Providing greater flexibility for operators, the valve can be deployed in varying configurations to suit the existing well setup. It can be run as an integrated part of the lower ESP assembly to be deployed and retrieved in the same run through the production tubing, thereby reducing installation time. Alternatively, it can be installed separately between running the seal bore packer and the borehole ESP assembly, depending on the operator’s preference.
Unlike other safety valves, instead of electric or hydraulic control lines, this device uses a novel method of differential pressure (fluid lift) to open and close it. This pressure differential is created when the ESP is operational and is lifting fluid through the wellbore. Therefore, the valve opens when the ESP is pumping and closes when it stops.
As it requires no pressurized chambers, hydraulic control lines or electrical power, this design safeguards reliability. It has a fail-safe closing mechanism when the ESP is switched off and can be opened and closed as many times as required. The retrievable technology also can be applied to other artificial lift systems including capillary strings, gas-lift velocity strings, progressive cavity pump and jet pump systems.
The standard model has a temperature rating of 120 C, and a high-temperature version rated to 170 C for harsher environments is being developed. As an added assurance to the operator, the valve can be tested in-hole via an inflow test to confirm that it holds pressure when shut.
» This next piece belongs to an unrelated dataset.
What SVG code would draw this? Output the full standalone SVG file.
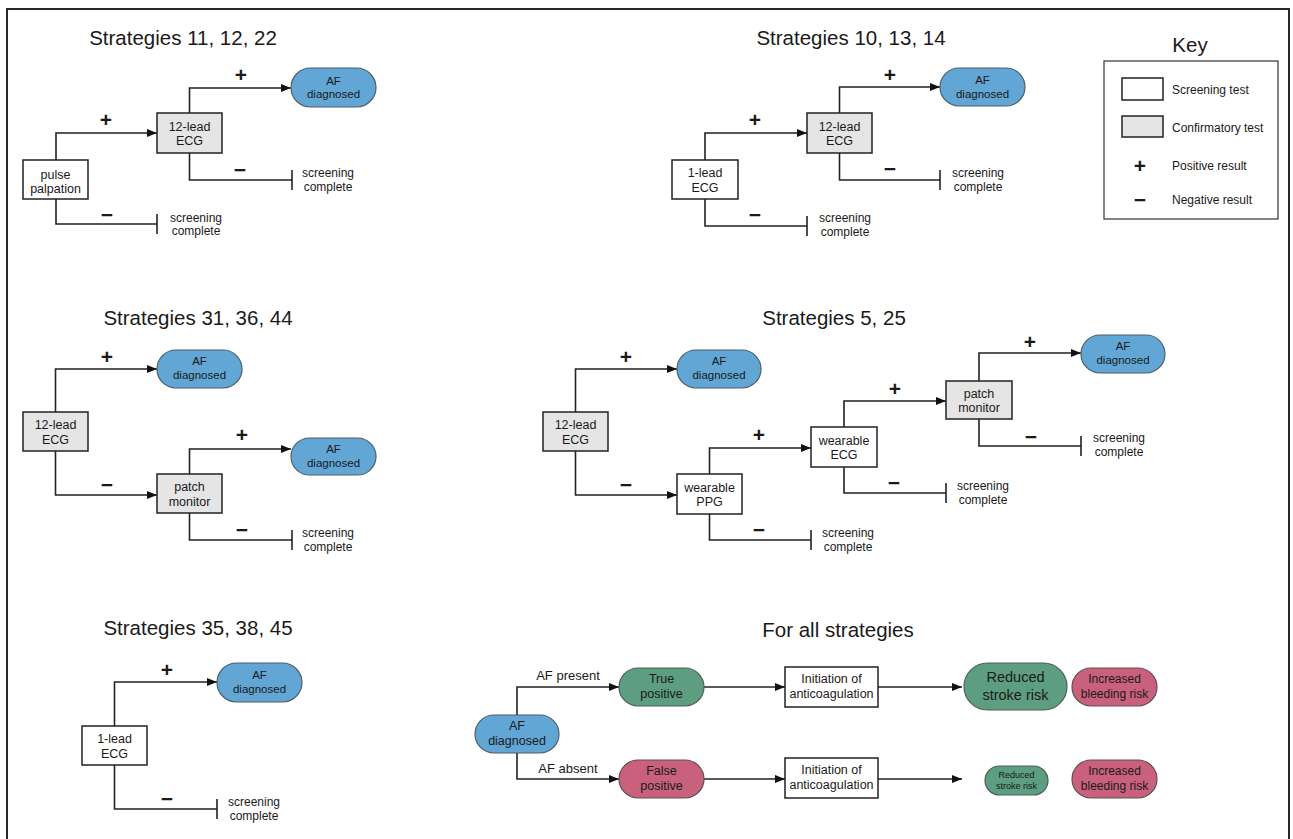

Additionally, the valve can be configured to allow a pressure test from above once installed but also facilitates pump-through capability.
Created using new and enhanced materials and methods, including additive manufacturing, the ESP safety valve is available in size variants for both 3.5-in. and 4.5-in. production tubing, providing a compact, cost-effective solution. The design and small wellsite footprint provide greater safety and reliability assurances to the operator as well as lowers installation, operation and retrieval costs. The ESP safety valve technology has been developed in-house with a number of tests already conducted and will be API 14A qualified.
Adapting to change
As the oil and gas industry continues to seek new technologies to enhance existing equipment, it is vital that the supply chain continues to adapt. By investing in critical R&D, there are significant opportunities to reduce costs and optimize production.